[Directions for this task]
Drop the pictures, then extract the listing word for word.

[Data excerpt]

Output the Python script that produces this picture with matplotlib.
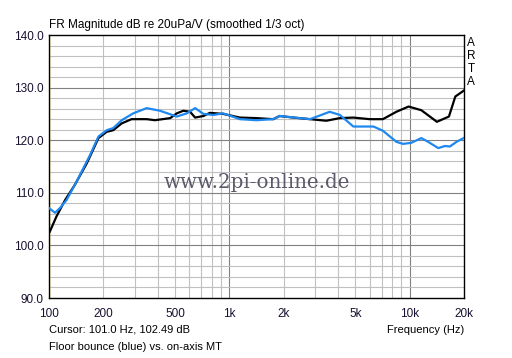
import numpy as np
import matplotlib
matplotlib.use("Agg")
import matplotlib.pyplot as plt
from matplotlib.ticker import FixedLocator, NullFormatter

# on-axis (black)
black_f = [101, 110, 122.7, 139, 162, 188, 209, 227, 253, 287, 348, 387, 470, 511, 556, 606, 646, 718, 780, 925,
           1145, 1414, 1750, 1900, 2270, 2800, 3450, 4100, 4870, 6000, 7100, 8430, 9860, 11600, 14150, 16500, 17900, 19900]
black_db = [102.6, 105.5, 108.6, 111.5, 115.6, 120.4, 121.6, 121.9, 123.2, 124.0, 124.0, 123.8, 124.2, 125.1, 125.6, 125.4, 124.3, 124.6, 125.2, 125.0,
            124.3, 124.2, 124.0, 124.6, 124.3, 124.0, 123.7, 124.2, 124.3, 124.0, 124.0, 125.4, 126.4, 125.7, 123.5, 124.5, 128.3, 129.4]

# floor bounce (blue)
blue_f = [100, 108, 115, 125, 142, 169, 188, 209, 227, 253, 293, 348, 412, 511, 581, 646, 718, 815, 925,
          1145, 1414, 1750, 1900, 2800, 3600, 4100, 4870, 6300, 7100, 8430, 9170, 10200, 11600, 12640, 14400, 15700, 16700, 18200, 19900]
blue_db = [107.1, 106.2, 107.1, 108.6, 112.1, 117.2, 120.7, 121.9, 122.3, 123.8, 125.1, 126.1, 125.6, 124.5, 125.1, 126.1, 125.0, 124.8, 125.1,
           124.0, 123.8, 124.0, 124.6, 124.0, 125.4, 124.8, 122.6, 122.6, 121.8, 119.7, 119.3, 119.5, 120.4, 119.7, 118.5, 118.9, 118.8, 119.7, 120.4]

xtick_vals = [100, 200, 500, 1000, 2000, 5000, 10000, 20000]
xtick_labels = ["100", "200", "500", "1k", "2k", "5k", "10k", "20k"]
ytick_vals = [90, 100, 110, 120, 130, 140]

plt.rcParams['font.family'] = ['Liberation Sans', 'DejaVu Sans']
W, H = 512, 358
fig = plt.figure(figsize=(W/100, H/100), dpi=100)
ax = fig.add_axes([49/W, 1 - 298/H, (464-49)/W, (298-35)/H])
ax.set_xscale('log')
ax.set_xlim(100, 20000)
ax.set_ylim(90, 140)

# grid
minor_x = [f for dec in (100, 1000, 10000) for f in [dec*k for k in range(2, 10)] if f < 20000]
for f in minor_x:
    ax.axvline(f, color='#c0c0c0', lw=0.8, zorder=0)
for f in [1000, 10000]:
    ax.axvline(f, color='#808080', lw=0.8, zorder=0)
for y in range(92, 140, 2):
    c = '#808080' if y % 10 == 0 else '#c0c0c0'
    ax.axhline(y, color=c, lw=0.8, zorder=0)

ax.axvline(100.6, color='#e0c000', lw=1.0, zorder=1)

ax.plot(black_f, black_db, color='black', lw=1.6, zorder=3)
ax.plot(blue_f, blue_db, color='#1e88f0', lw=1.6, zorder=4)

ax.xaxis.set_major_locator(FixedLocator(xtick_vals))
ax.xaxis.set_minor_formatter(NullFormatter())
ax.set_xticks(xtick_vals)
ax.set_xticklabels(xtick_labels)
ax.set_yticks(ytick_vals)
ax.set_yticklabels([f"{v:.1f}" for v in ytick_vals])
ax.tick_params(axis='both', which='both', length=0, labelsize=8.5, pad=4, labelcolor='#1a1030')
ax.tick_params(axis='x', pad=7)
for s in ax.spines.values():
    s.set_color('black'); s.set_linewidth(1.0)

ax.text(0.5, 0.44, "www.2pi-online.de", transform=ax.transAxes, ha='center', va='center',
        fontsize=14.3, family='DejaVu Serif', color='#5a5a6a', zorder=5)

fig.text(49/W, 1 - 25/H, "FR Magnitude dB re 20uPa/V (smoothed 1/3 oct)", fontsize=8.5, va='center', ha='left')
fig.text(49/W, 1 - 330/H, "Cursor: 101.0 Hz, 102.49 dB", fontsize=8, va='center', ha='left')
fig.text(464/W, 1 - 330/H, "Frequency (Hz)", fontsize=8, va='center', ha='right')
fig.text(49/W, 1 - 347/H, "Floor bounce (blue) vs. on-axis MT", fontsize=8, va='center', ha='left')
for i, ch in enumerate("ARTA"):
    fig.text(471/W, 1 - (43 + i*13)/H, ch, fontsize=8.5, va='center', ha='center')

fig.savefig("out.png", dpi=100)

[Final result]
Output the Python script that produces this picture with matplotlib.
import numpy as np
import matplotlib
matplotlib.use("Agg")
import matplotlib.pyplot as plt
from matplotlib.ticker import FixedLocator, NullFormatter

# on-axis (black)
black_f = [101, 110, 122.7, 139, 162, 188, 209, 227, 253, 287, 348, 387, 470, 511, 556, 606, 646, 718, 780, 925,
           1145, 1414, 1750, 1900, 2270, 2800, 3450, 4100, 4870, 6000, 7100, 8430, 9860, 11600, 14150, 16500, 17900, 19900]
black_db = [102.6, 105.5, 108.6, 111.5, 115.6, 120.4, 121.6, 121.9, 123.2, 124.0, 124.0, 123.8, 124.2, 125.1, 125.6, 125.4, 124.3, 124.6, 125.2, 125.0,
            124.3, 124.2, 124.0, 124.6, 124.3, 124.0, 123.7, 124.2, 124.3, 124.0, 124.0, 125.4, 126.4, 125.7, 123.5, 124.5, 128.3, 129.4]

# floor bounce (blue)
blue_f = [100, 108, 115, 125, 142, 169, 188, 209, 227, 253, 293, 348, 412, 511, 581, 646, 718, 815, 925,
          1145, 1414, 1750, 1900, 2800, 3600, 4100, 4870, 6300, 7100, 8430, 9170, 10200, 11600, 12640, 14400, 15700, 16700, 18200, 19900]
blue_db = [107.1, 106.2, 107.1, 108.6, 112.1, 117.2, 120.7, 121.9, 122.3, 123.8, 125.1, 126.1, 125.6, 124.5, 125.1, 126.1, 125.0, 124.8, 125.1,
           124.0, 123.8, 124.0, 124.6, 124.0, 125.4, 124.8, 122.6, 122.6, 121.8, 119.7, 119.3, 119.5, 120.4, 119.7, 118.5, 118.9, 118.8, 119.7, 120.4]

xtick_vals = [100, 200, 500, 1000, 2000, 5000, 10000, 20000]
xtick_labels = ["100", "200", "500", "1k", "2k", "5k", "10k", "20k"]
ytick_vals = [90, 100, 110, 120, 130, 140]

plt.rcParams['font.family'] = ['Liberation Sans', 'DejaVu Sans']
W, H = 512, 358
fig = plt.figure(figsize=(W/100, H/100), dpi=100)
ax = fig.add_axes([49/W, 1 - 298/H, (464-49)/W, (298-35)/H])
ax.set_xscale('log')
ax.set_xlim(100, 20000)
ax.set_ylim(90, 140)

# grid
minor_x = [f for dec in (100, 1000, 10000) for f in [dec*k for k in range(2, 10)] if f < 20000]
for f in minor_x:
    ax.axvline(f, color='#c0c0c0', lw=0.8, zorder=0)
for f in [1000, 10000]:
    ax.axvline(f, color='#808080', lw=0.8, zorder=0)
for y in range(92, 140, 2):
    c = '#808080' if y % 10 == 0 else '#c0c0c0'
    ax.axhline(y, color=c, lw=0.8, zorder=0)

ax.axvline(100.6, color='#e0c000', lw=1.0, zorder=1)

ax.plot(black_f, black_db, color='black', lw=1.6, zorder=3)
ax.plot(blue_f, blue_db, color='#1e88f0', lw=1.6, zorder=4)

ax.xaxis.set_major_locator(FixedLocator(xtick_vals))
ax.xaxis.set_minor_formatter(NullFormatter())
ax.set_xticks(xtick_vals)
ax.set_xticklabels(xtick_labels)
ax.set_yticks(ytick_vals)
ax.set_yticklabels([f"{v:.1f}" for v in ytick_vals])
ax.tick_params(axis='both', which='both', length=0, labelsize=8.5, pad=4, labelcolor='#1a1030')
ax.tick_params(axis='x', pad=7)
for s in ax.spines.values():
    s.set_color('black'); s.set_linewidth(1.0)

ax.text(0.5, 0.44, "www.2pi-online.de", transform=ax.transAxes, ha='center', va='center',
        fontsize=14.3, family='DejaVu Serif', color='#5a5a6a', zorder=5)

fig.text(49/W, 1 - 25/H, "FR Magnitude dB re 20uPa/V (smoothed 1/3 oct)", fontsize=8.5, va='center', ha='left')
fig.text(49/W, 1 - 330/H, "Cursor: 101.0 Hz, 102.49 dB", fontsize=8, va='center', ha='left')
fig.text(464/W, 1 - 330/H, "Frequency (Hz)", fontsize=8, va='center', ha='right')
fig.text(49/W, 1 - 347/H, "Floor bounce (blue) vs. on-axis MT", fontsize=8, va='center', ha='left')
for i, ch in enumerate("ARTA"):
    fig.text(471/W, 1 - (43 + i*13)/H, ch, fontsize=8.5, va='center', ha='center')

fig.savefig("out.png", dpi=100)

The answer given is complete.